Aside from the controlling work conditions the girls enjoyed their time in Washington, going to iconic clubs such as the Washington location of the Whiskey-a Go-Go, (Carol kept the matchbook she got there among her souvenirs until she gave it to me last year.) and looking up celebrities in the FBI files for updated gossip.





In 1967 Baba moved back home with her family and worked a variety of office jobs over the following years. Her high school friends still got together regularly and would meet up to play volleyball whenever they could.  

Along with volleyball another hobby that stuck was dancing. Carol and Carol Jean would often drop in local hot spots to grab a drink and dance. It was at one of these hot spots in early 1970 that Carol met the man who she would spend the rest of her life with. 

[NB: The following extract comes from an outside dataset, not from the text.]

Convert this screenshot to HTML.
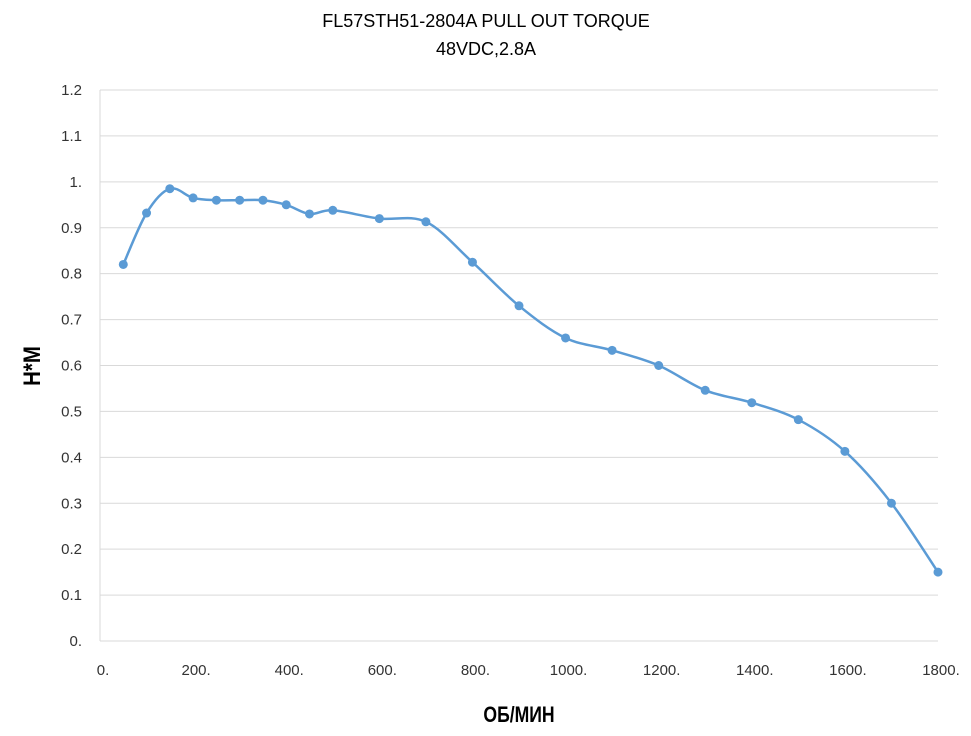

My grandfather Harold was quite the beauty standard back in the day. When I was a teenager and working at a local grocers the older women in town would tell me how attractive they thought he was and all about the big crushes they had on him in high school. (And evidently still had.)

I wish i had a better photo of the dress, because it was truly fabulous!
I wish i had a better photo of the dress, because it was truly fabulous!

Carol remembered first laying eyes on him and not thinking he would be interested in her. ( I’d like to mention here that she was drop dead gorgeous as well and the idea that any guy wouldn’t have been interested is just absurd.)  He asked her to dance and she was instantly smitten. After three dates he proposed, six months later they were married. Harold in a black tux and Carol in a pink mini dress. (I’m convinced she was the IT girl!)




They had four children together, my mother being one of them. Though the road could get rocky at times Carol stated she was most proud of being Harold’s wife. 


Carol and Harold in the early 70's
Carol and Harold in the early 70's

Though I’ve chosen to focus this story on her life in the 60’s, she certainly didn’t slow down after that, throughout my mother’s life and my own she continued to meet new friends, stay in touch with old ones, and absolutely destroy anyone who challenged her to a volleyball game. She was vibrant, mischievous, full of love, and maintained a bigger social circle than I could fathom.  And that’s exactly how I think she would want to be remembered. 





"Baba" and me in 2004
"Baba" and me in 2004

The story ends in just just about the same way it begins, on Easter Sunday. That’s when the funeral was held, in a tiny little church she had attended for the last 50 years. The church was full with just as many friends as family and the pastor was asked to give a memorial service that incorporated the message of the resurrection in honor of Easter. The message was kept short at her request and after the burial everyone stayed for lunch that was mostly comprised of doughnuts and popcorn. She would’ve loved it.